L’Union européenne doit installer un cadre juridique et éthique applicable aux robots de façon à pouvoir accompagner et contrôler leur montée en puissance aussi bien dans le secteur économique que dans d’autres pans de la société. C’est le sens du vote que le Parlement européen a exprimé jeudi 16 février à l’occasion de l’examen d’une résolution examinée en session plénière.
La résolution, adoptée à une très large majorité (396 voix pour 123 voix contre et 85 abstentions), demande à la Commission européenne « de proposer des règles sur la robotique et l’intelligence artificielle (IA), en vue d’exploiter pleinement leur potentiel économique et de garantir un niveau standard de sûreté et de sécurité », alors que des inquiétudes existent au sujet de ces technologies.
De la question des données personnelles à la place croissante prise par les robots et l’IA dans le monde du travail, en passant par les enjeux de souveraineté et l’évolution imprévisible de ces technologies, les progrès dans ce domaine ouvrent en effet un certain nombre d’interrogations que les eurodéputés souhaitent régler au niveau communautaire avec un socle législatif commun.
D’autant qu’il y a une course contre la montre : « des normes réglementaires pour les robots sont envisagées dans plusieurs pays », relèvent les parlementaires. Si l’Union ne veut pas se voir imposer des normes venues d’ailleurs, il lui faut fixer les siennes sans tarder. Cela aura le double avantage de protéger les choix du continent tout en poussant les autres pays à s’inspirer, peut-être, des orientations européennes.

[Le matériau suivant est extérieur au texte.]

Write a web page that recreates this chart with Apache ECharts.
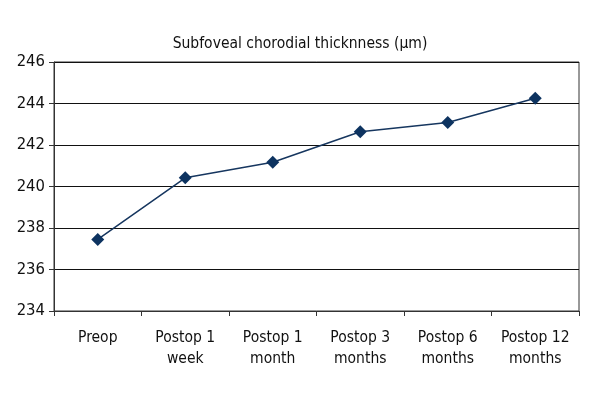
<!DOCTYPE html>
<html>
<head>
<meta charset="utf-8">
<script src="https://cdn.jsdelivr.net/npm/echarts@6/dist/echarts.min.js"></script>
<style>html,body{margin:0;padding:0;background:#fff}#c{width:600px;height:400px}</style>
</head>
<body>
<div id="c"></div>
<script>
const categories = ["Preop", "Postop 1\nweek", "Postop 1\nmonth", "Postop 3\nmonths", "Postop 6\nmonths", "Postop 12\nmonths"];
const values = [237.45, 240.42, 241.17, 242.64, 243.08, 244.25];
const yTicks = [234, 236, 238, 240, 242, 244, 246];
const titleText = "Subfoveal chorodial thicknness (\u00b5m)";
const FONT = "'Liberation Sans Narrow', 'DejaVu Sans Condensed', sans-serif";
const chart = echarts.init(document.getElementById('c'));
chart.setOption({
  animation: false,
  backgroundColor: '#fff',
  title: {
    text: titleText, left: 'center', top: 31,
    textStyle: { fontFamily: FONT, fontSize: 15.5, fontWeight: 'normal', color: '#111' }
  },
  grid: { left: 54, right: 21, top: 62, bottom: 89, show: true, borderColor: '#333', borderWidth: 1, backgroundColor: 'transparent' },
  xAxis: {
    type: 'category', data: categories, boundaryGap: true,
    axisLine: { lineStyle: { color: '#333', width: 1 } },
    axisTick: { show: true, length: 5, lineStyle: { color: '#333' } },
    axisLabel: { fontFamily: FONT, fontSize: 15.5, color: '#111', margin: 16, lineHeight: 21, interval: 0 }
  },
  yAxis: {
    type: 'value', min: yTicks[0], max: yTicks[yTicks.length - 1], interval: 2,
    axisLine: { show: true, lineStyle: { color: '#333', width: 1 } },
    axisTick: { show: true, length: 5, lineStyle: { color: '#333' } },
    axisLabel: { fontFamily: FONT, fontSize: 16.5, color: '#111', margin: 9 },
    splitLine: { show: true, lineStyle: { color: '#111', width: 1.2 } }
  },
  series: [{
    type: 'line', data: values,
    symbol: 'diamond', symbolSize: 13,
    lineStyle: { color: '#16365f', width: 1.5 },
    itemStyle: { color: '#0d3360' }
  }]
});
</script>
</body>
</html>
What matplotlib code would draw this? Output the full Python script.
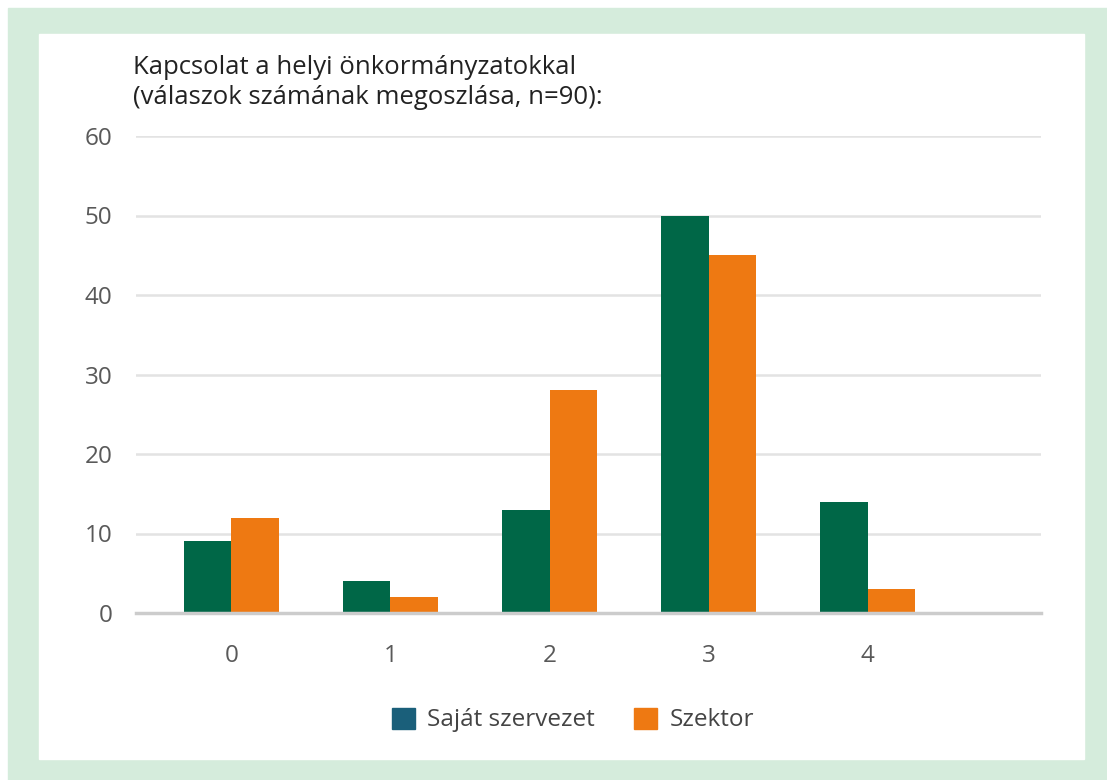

À ce sujet, la Commission européenne paraît être sur la même longueur d’onde. Lors d’un séminaire presse organisé à Bruxelles la semaine dernière, Roberto Viola, le directeur général du DG Connect (direction générale des réseaux de communication, du contenu et des technologies), indiquait qu’il serait souhaitable de protéger et diffuser les valeurs de l’Union via une norme commune.
Les eurodéputés proposent donc « un code de conduite éthique volontaire sur la robotique pour les chercheurs et les concepteurs. L’objectif est de garantir qu’ils opèrent conformément aux normes juridiques et d’éthique et que la conception et l’utilisation des robots respectent la dignité humaine ».
Garantir que les robots opèrent conformément aux normes juridiques et d’éthique et qu’ils respectent la dignité humaine
Ils demandent aussi d’étudier la possibilité de créer un statut juridique spécial pour les robots, « afin de clarifier la responsabilité en cas de dommages », et la mise en place « d’un système d’assurance obligatoire et d’un fonds supplémentaire pour garantir le dédommagement total des victimes en cas d’accidents », notamment ceux causés par les voitures autonomes.
Ces pistes de réflexion vous sont peut-être familières. Rien d’étonnant : elles figurent dans le rapport de Mady Delvaux-Stehres, députée luxembourgeoise (S&D), qui explore ces questions (faut-il faire des robots des « personnes électroniques » reconnues et assurées ? Faut-il qu’ils paient des cotisations sociales ? Doit-on leur reconnaître un droit d’auteur ?).
Par ailleurs, « les députés exhortent la Commission à envisager la création d’une agence européenne pour la robotique et l’IA, afin de fournir aux autorités publiques une expertise technique, éthique et réglementaire » et, plus généralement, ils demandent à Bruxelles « de suivre ces tendances de près ». Ce que la Commission fait déjà, dixit Roberto Viola lors du séminaire presse.
En revanche, l’éventualité d’une taxe sur la valeur produite par les robots qui servirait à financer la protection sociale alors que les emplois tenus par des humains seraient de plus en plus confiés à des machines n’a pas été retenue. La faute à l’aile droite du parlement européen, selon la rapporteure, Mady Delvaux-Stehres, qui a regretté le refus d’ouvrir un débat là-dessus.
« Bien que je me félicite que le Parlement ait adopté mon rapport sur la robotique, je suis également déçue que la coalition de droite […] ait refusé de tenir compte des éventuelles conséquences négatives sur le marché du travail. Ils ont rejeté un débat général et ouvert, et ont ainsi négligé les craintes de nos citoyens », a-t-elle déclaré à l’issue du vote de ses collègues.
La question du revenu de base a aussi été écartée par les parlementaires, alors qu’il s’agit d’une piste qui prend de plus en plus d’ampleur pour résoudre la montée en puissance de la robotique dans l’économie et donc, par conséquent, la raréfaction du travail. Ce sujet, Benoît Hamon, candidat socialiste à l’élection présidentielle, en a fait l’un de ses principaux thèmes de campagne.